Note – this is something that you can top on any loosely inspired Italian dish and taste its transformation first hand.
- 200g bread crumbs (I always store my sourdough ends in the freezer for this, however, panko bread crumbs are extra delicious!)
- A ‘glug’ of your preferred oil
- Minced garlic, to taste
- Dried herbs of your choice (oregano, italian mixed herbs, etc.)
- 2-3 bunches of fresh broccolini (broccoli will also work fine for this recipe)
- Herbs and spices of your choosing – I would recommend onion and garlic powder, chilli/red pepper flakes, lemon zest and flaky salt
- Preferred oil – here I have used the oil left over from making my confit garlic.
Preheat your oven to 190 C – you know your oven best. This recipe works well between a 180-200 degree heat, as we want to keep the crunch and avoid making it soggy. If you find your oven doesn’t circulate heat very well, place the pangritata on the top tray, and the broccolini at the bottom.
To make the pangritata, add oil to your oven tray and place it in the oven to heat. Preheating your oven tray with oil helps to heat it up before any additional food is added – ensuring the crispiest pangritata possible. Once hot, spread the bread crumbs, dried herbs and garlic until your heart’s content. Season with salt and add back to the oven.
To make the broccolini, preheat your oven tray, doused with your oil of choice. Remove when hot, add the broccolini, herbs and spices. Toss around, and then place in the oven. I cooked mine for approximately 7 minutes. This dish is best served with the broccolini crunchy but cooked.
Remove both broccolini and pangritata from the oven. Place the broccolini and residue juices in your serving dish and sprinkle heavily with your pangritata.
Top tip – try save some for your guests (;
Asparagus & Walnut Salad
Everyone loves whole cooked asparagus with butter but shaved asparagus ribbons calls for a party – it tastes like a party too. With half mildly pickled, and half left crunchy, this calls for textural indulgence. Though this might not initially sound as good as a burger – wait until you get the pickle, saucy, burnt walnutty goodness.
- 2-3 bunches of asparagus
- 1 spring onion stick
- Vinegar of your choice – I chose white wine vinegar but rice wine vinegar could also work
- ½ cup walnuts
- 1 tbsp sesame seeds
- Oil of your choice
Separate the asparagus into two piles. Snap off the ends and trim if necessary. Use a mandoline, but a peeler should work as well. Take one half and add it in a bowl and lightly coat in sugar and salt. Add vinegar and water to ensure each ribbon is coated. Let rest for 10 minutes. This will form a light pickle to add texture and taste variation to this dish. You could leave this pickle for up to 30 minutes if you prefer a more acidic bite. Toss the other bunch lightly in olive oil.
Once prepared, drain and toss all the asparagus together in a preparation bowl. Sprinkle with your sesame seeds.
Add walnuts to an oven tray with a little oil. You can either use a high heat or the grill setting. I like to take the walnuts until half of each has formed a black burnt colour.
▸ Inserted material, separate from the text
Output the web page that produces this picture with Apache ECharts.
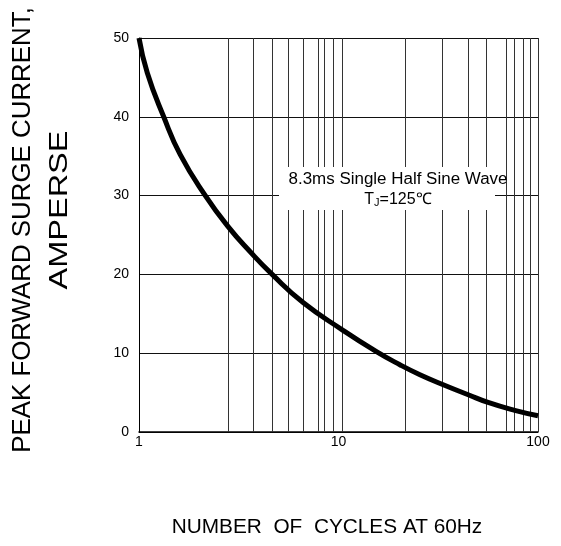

This gives it a popcorn-like taste.
Slice the spring onion on a diagonal, very thinly. Add all the ingredients to the bowl and use your hands to toss. Get those juices flowing!
Choose your desired plate, using tongs twist onto the plate as an Italian would do with pasta. Top with additional walnuts and spring onions for a garnish. This is a dish that compliments flaky salt, so season to your preferred taste.